My earliest research in machine learning involved trying to gain a better understanding of the role that rarity plays in classification tasks and how it impacts classification algorithms. This work was motivated by research by Holte, Acker, and Porter from 1989 that showed that rare/exceptional cases manifest themselves in classifiers that form disjunctive concepts as "small" disjuncts (i.e., disjuncts that cover relatively few training examples) and that these small disjuncts are very error prone. I investigated this phenomenon in a series of papers in order to better understand how rare cases impact classifier learning and to quantify the effect that these rare cases have on learning. The first two papers, both published in ICML, investigated the reasons why small disjuncts are more error prone than large disjuncts as how rare cases impacts learning overall. The first paper used artificial data sets so that I could precisely control the prevalence of rare cases within the domain (Weiss, 1995) whereas the second paper used two "real" data sets (Weiss & Hirsh, 1998). Together these papers demonstrated that when there are rare/exceptional cases within a domain, then factors such as attribute noise, missing attributes, class noise and training set size can result in small disjuncts being more error prone than large disjuncts and in rare cases being more error prone than common cases. Thus, these papers established the mechanisms by which rare cases lead to error prone small disjuncts. These papers also both came to the conclusion that when there is attribute noise then it is the rare cases within the domain that are primarily responsible for degrading classification performance.

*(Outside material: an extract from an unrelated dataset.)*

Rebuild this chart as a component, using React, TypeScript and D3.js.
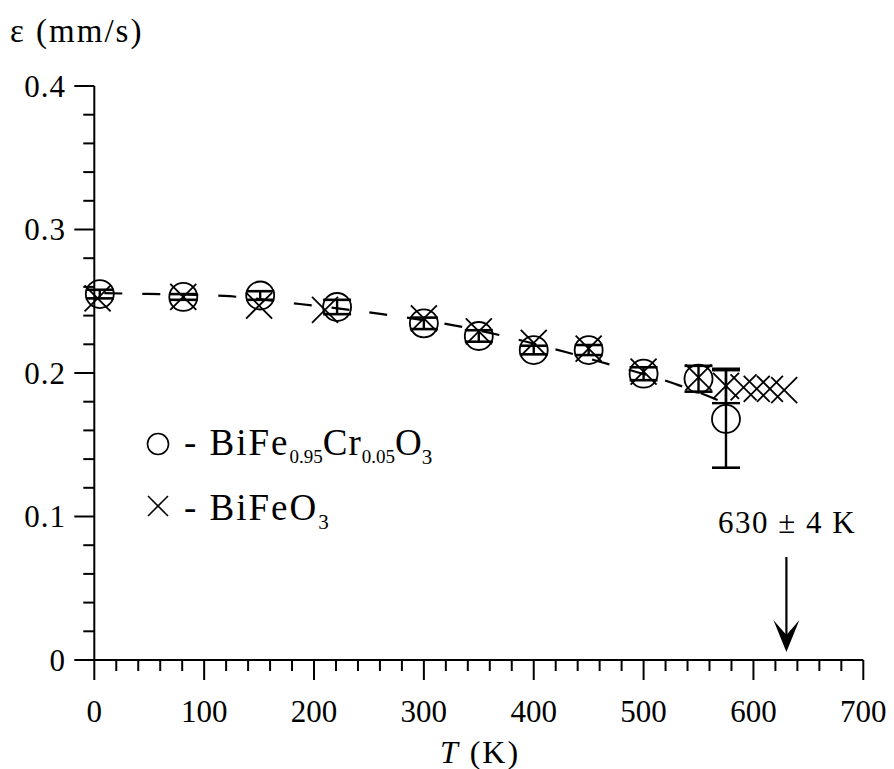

These two papers also began to quantify the relationship between rare cases and small disjuncts and classification performance. But because these papers relied only on synthetic data sets or a few realistic data sets, reliable empirical conclusions were not possible. Other papers on the area had similar limitations. What was needed was a comprehensive empirical analysis of a large number of data sets and I provided this as a AAAI paper (Weiss & Hirsh, 2000) that was subsequently followed up by a more detailed journal version (Weiss, 2010). This work analyzed 30 datasets and used a measure that I created called error concentration to summarize, in a single number, the degree to which errors are concentrated in the smaller disjuncts. This work confirmed that fact that errors are usually highly concentrated toward the smaller disjuncts and quantified the impact that small disjuncts and rare cases have on learning. This paper also investigated the relationship between small disjuncts and pruning, training set size, and noise. One notable conclusion was that pruning is not particularly effective when the errors are not originally concentrated toward the small disjuncts (which happens for some data sets) and that pruning tends to distribute the errors more uniformly throughout the disjuncts. While pruning does generally reduce overall error rate, this spreading out of the errors can actually lead to poorer results when one can act selectively (i.e., only act on the most confident classifications).

These papers have materially contributed to the literature on small disjuncts and, more generally, on rarity in learning and have been relatively well cited. These papers led to a better understanding of rarity and thus laid the groundwork for much of the material in my general paper on the problems associated with learning from rare data and potential cures (Weiss, 2004). This work on rare/exceptional cases also established a connection to rare classes. Specifically, my research showed that part of the reason why small disjuncts have a higher error rate than the large disjuncts is that minority-class predictions are more likely to be erroneous than majority-class predictions and small disjuncts are disproportionately associated with the minority class. This was the first empirical evidence that class imbalance is partly responsible for the problem with small disjuncts and also suggests that if one artificially balances the class distribution of the training data then the small disjuncts will become less of a problem. This observation links this work on small disjuncts with my work on class distribution (Weiss & Provost, 2003), described in the next section, and also explains why classifiers built using a balanced class distributions tend to be quite robust.